Tag Archives: Bud Keiter

Les Keiter – The War Years

Seattle 1942
Les Keiter upon enlisting in the Navy (with brother, aunts, and cousin)

Les Keiter enlisted in the Navy in early 1942 (his 3rd job).  

He completed basic training, became Yeoman 3rd Class, U.S. Naval Reserve, and was shipped to Honolulu, Hawaii.  Les’s brother, “Buddy,” enlisted  in the Navy shortly afterwards and was assigned to the SEABEES, 11th Special Battalion in the European theatre. 

Les was itching to be sent into combat, but he was assigned to clerical work for a commander’s office in the middle of the Navy Yard right there in Honolulu.  That lasted about 2 months until the skipper called him in to question him about why he wasn’t an officer when he had a college degree.  Les explained that he had poor color perception, which the Navy considered to be a physical defect and asked if anything could be done.  The skipper resolved to see if he could help move Keiter forward.

Les Keiter in Honolulu, 1942

6 weeks later, Keiter was promoted to Ensign and given 48 hours to prepare to ship out.   First, he was sent to Dartmouth College in Hanover, New Hampshire for 6 weeks in officer training.  Next, he was shipped to Fort Schuyler, Long Island, New York for 6 more weeks of training. Then, he was assigned to Port Hueneme in Southern California to train with the ACORNS, which was an airfield operation unit assigned to work behind the Marines and SEABEEs on a recaptured island.   

By August, 1942, Les was finally sent out of US territory  with ACORN 15 – towards the Russel Islands, just north of Guadalcanal.  The ACORNS arrived in New Caledonia, then went on to Noumea, headquarters for the Pacific Command under Admiral “Bull” Halsey. It was there, upon seeing a place in which several Marines and SEABEEs  had been killed by an explosion a week earlier, the war, for Les, suddenly felt real. 

Upon arriving on the Russell Islands, the Harbormaster directed ACORN 15 to work with the SEABEEs 11th Special Battalion. 

Les’s friend, Billy Lee, said, “Isn’t that the outfit your brother is with?”

“Nonsense.  Buddy was sent to Europe.  Must be a different part of the Battalion.”

But Billy was not deterred and asked the harbor master about it.  In a thrilling coincidence, after heading to Europe, the Navy had sent Buddy right to where Les was stationed!  The reunion was so joyous, it even made the papers back home in Seattle.

Shortly after working together, Buddy shipped stateside and Les was reassigned to a communications outfit, bouncing from one Pacific Island to another for over a year, before landing on Peleliu, Palau, where Les was finally given a job he was most suited for: running the Palau Armed Forces Radio Station.

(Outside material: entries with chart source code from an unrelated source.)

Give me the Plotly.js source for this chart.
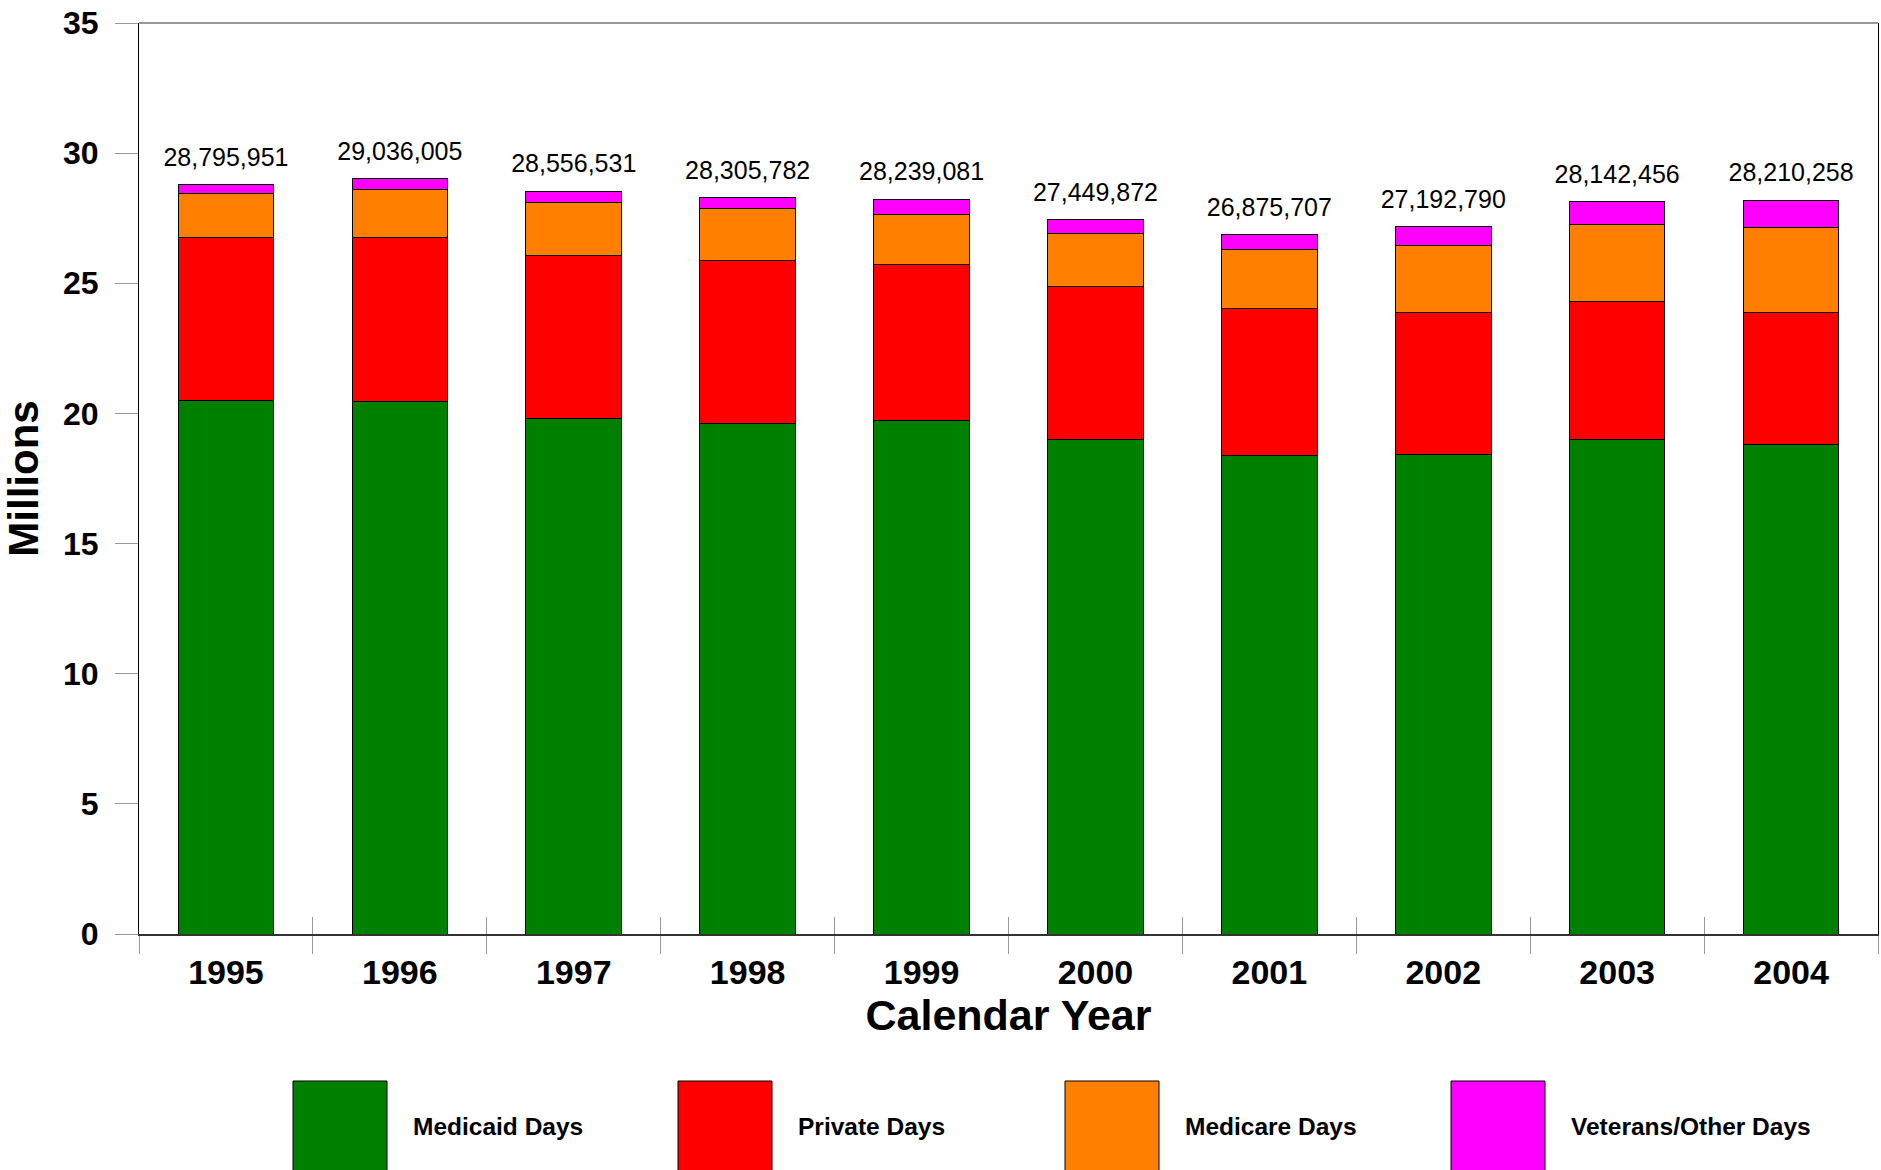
<!DOCTYPE html>
<html>
<head>
<meta charset="utf-8">
<script src="https://cdn.plot.ly/plotly-3.0.1.min.js"></script>
<style>
  html, body { margin: 0; padding: 0; background: #fff; }
  #chart { width: 1881px; height: 1170px; }
</style>
</head>
<body>
<div id="chart"></div>
<script>
// ---- data (millions of patient days) ----
const years = ['1995','1996','1997','1998','1999','2000','2001','2002','2003','2004'];
const medicaidDays = [20.49, 20.45, 19.82, 19.62, 19.73, 18.98, 18.38, 18.43, 18.98, 18.81];
const privateDays  = [6.27, 6.30, 6.24, 6.25, 6.00, 5.88, 5.65, 5.46, 5.33, 5.07];
const medicareDays = [1.69, 1.87, 2.05, 2.00, 1.92, 2.05, 2.26, 2.56, 2.96, 3.25];
const veteransOtherDays = [0.36, 0.40, 0.43, 0.42, 0.56, 0.54, 0.60, 0.75, 0.88, 1.05];
const totalDays = [28795951, 29036005, 28556531, 28305782, 28239081, 27449872, 26875707, 27192790, 28142456, 28210258];
const seriesNames = ['Medicaid Days', 'Private Days', 'Medicare Days', 'Veterans/Other Days'];
const seriesColors = ['#008000', '#FF0000', '#FF8000', '#FF00FF'];

const FONT = '"Liberation Sans", Arial, sans-serif';

// plot-area geometry (pixels) used to place the hand-drawn legend
const L = 139, R = 1878, T = 23, B = 934;
const px = x => (x - L) / (R - L);
const py = y => (B - y) / (B - T);

const seriesValues = [medicaidDays, privateDays, medicareDays, veteransOtherDays];
const traces = seriesValues.map((vals, i) => ({
  type: 'bar',
  name: seriesNames[i],
  x: years,
  y: vals,
  marker: { color: seriesColors[i], line: { color: '#000000', width: 1 } },
  showlegend: false,
  hoverinfo: 'x+y+name'
}));

// totals above the bars (transparent markers push the text up)
traces.push({
  type: 'scatter',
  mode: 'markers+text',
  x: years,
  y: totalDays.map(v => v / 1e6),
  xaxis: 'x2',
  yaxis: 'y',
  marker: { size: 18, color: 'rgba(0,0,0,0)' },
  text: totalDays.map(v => v.toLocaleString('en-US')),
  textposition: 'top center',
  textfont: { family: FONT, size: 25, color: '#000000' },
  showlegend: false,
  hoverinfo: 'skip',
  cliponaxis: false
});

// legend drawn as big swatches
const boxX = [293, 678, 1065, 1451];
const boxW = 94;
const shapes = boxX.map((x0, i) => ({
  type: 'rect', xref: 'paper', yref: 'paper',
  x0: px(x0), x1: px(x0 + boxW), y0: py(1081), y1: py(1200),
  fillcolor: seriesColors[i], line: { color: '#000000', width: 1 }
}));
// top frame line (thin grey)
shapes.push({
  type: 'line', xref: 'paper', yref: 'paper', x0: 0, x1: 1, y0: 1, y1: 1,
  line: { color: '#777777', width: 1.5 }
});
const annotations = boxX.map((x0, i) => ({
  xref: 'paper', yref: 'paper',
  x: px(x0 + 118), y: py(1126),
  xanchor: 'left', yanchor: 'middle',
  text: seriesNames[i], showarrow: false,
  font: { family: FONT, size: 24.5, color: '#000000', weight: 'bold' }
}));

const layout = {
  width: 1881, height: 1170,
  margin: { l: L, r: 1881 - R, t: T, b: 1170 - B, pad: 0 },
  paper_bgcolor: '#ffffff', plot_bgcolor: '#ffffff',
  barmode: 'stack',
  bargap: 0.45,
  showlegend: false,
  font: { family: FONT, color: '#000000' },
  xaxis: {
    type: 'category',
    range: [-0.5, 9.5],
    showline: true, linecolor: '#333333', linewidth: 2, mirror: false,
    ticks: 'outside', tickson: 'boundaries', ticklen: 18, tickcolor: '#999999', tickwidth: 1,
    tickfont: { family: FONT, size: 34, color: '#000000', weight: 'bold' },
    ticklabelstandoff: 7,
    showgrid: false, zeroline: false,
    title: { text: 'Calendar Year', font: { family: FONT, size: 43, color: '#000000', weight: 'bold' }, standoff: 10 },
    automargin: false
  },
  xaxis2: {
    type: 'category',
    overlaying: 'x', matches: 'x', anchor: 'y', side: 'bottom',
    showline: false,
    ticks: 'inside', tickson: 'boundaries', ticklen: 17, tickcolor: '#999999', tickwidth: 1,
    showticklabels: false, showgrid: false, zeroline: false
  },
  yaxis: {
    range: [0, 35], dtick: 5, tick0: 0,
    showline: true, linecolor: '#000000', linewidth: 1, mirror: true,
    ticks: 'outside', ticklen: 23, tickcolor: '#999999', tickwidth: 1,
    tickfont: { family: FONT, size: 32, color: '#000000', weight: 'bold' },
    ticklabelstandoff: 10,
    showgrid: false, zeroline: false,
    title: { text: 'Millions', font: { family: FONT, size: 42, color: '#000000', weight: 'bold' }, standoff: 14 },
    automargin: false
  },
  shapes: shapes,
  annotations: annotations
};

Plotly.newPlot('chart', traces, layout, { displayModeBar: false, responsive: false });
</script>
</body>
</html>
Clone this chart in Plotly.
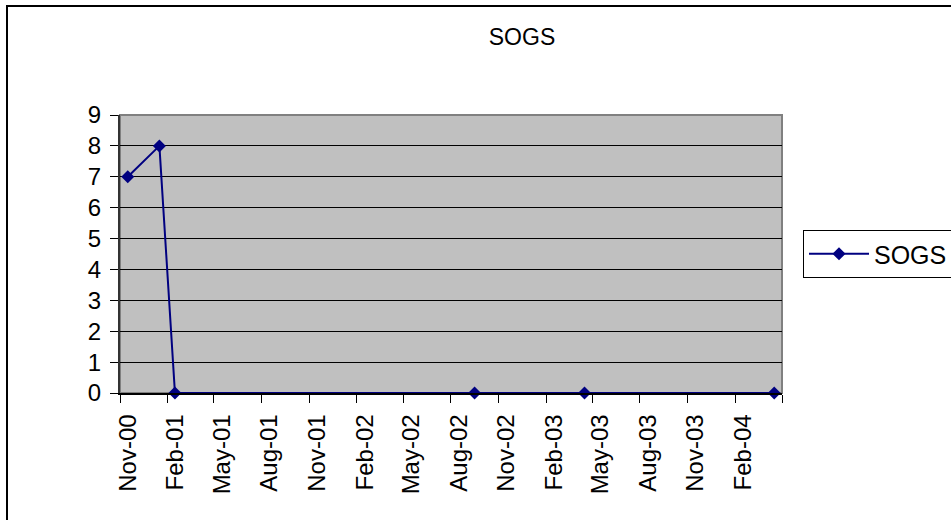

He was the station manager, and the station had a full staff right in the middle of the war!  They played records, did the news, and, of course, Les did sports.  He announced boxing matches, and he even had his own show covering baseball, including an exhibition visit and game with the navy All-Stars, which included big leaguers Pee Wee Reese and Scooter Rizzuto!

Not long after his stint on Palau, Les, too was sent back stateside for reassignment. Les stepped off a seaplane on San Francisco’s Treasure Island on an unforgettable date – April 12, 1945, the day President Franklin Delano Roosevelt passed away. 

Five months later, the war finally ended, Les and Buddy both survived, and it was time for everyone to try to put their civilian lives back together.

Bud, Dolly, Jake, and Les Keiter – Seattle, 1945

Les Keiter’s Youth, Briefly

Keiter started in the Montlake District of Seattle, with parents Jake and Dolly Keiter, where they lived until he was 4 years old.  From there, the family moved to the Capitol Hill District, and in 1923, Les’ younger brother, George “Buddy” Keiter, was born.

Les and Buddy Keiter at Camp Orkila

From age 9, Les and Buddy spent summers at Camp Orkila on Orcas Island of the San Juan Islands.   Les’ prime interest at Orkila was Softball – he played until he got blisters, and then played some more.  At 9 years old, it was at Camp Orkila that Les informed his camp buddies that he intended to announce from Yankee Stadium when he was grown.  About 30 years later, that dream came true.  And in 1997, the baseball field at Camp Orkila was renamed “Keiter Park”.


Les attended Seward Elementary School and then Broadway High School in Seattle.

He got his college education at University of Washington, where he was a member of the Zeta Beta Tau fraternity.  Les Keiter graduated in 1941.  While attending U of W, Les played on the Baseball team in left field.   He could be heard announcing the entire game, except when he was up at bat.  Spectators came and crowds increased just to hear Les Keiter announce.

A side note: Les’s father, Jake Keiter, was quite an athlete in his youth.  He was asked to try out for the Chicago White Sox.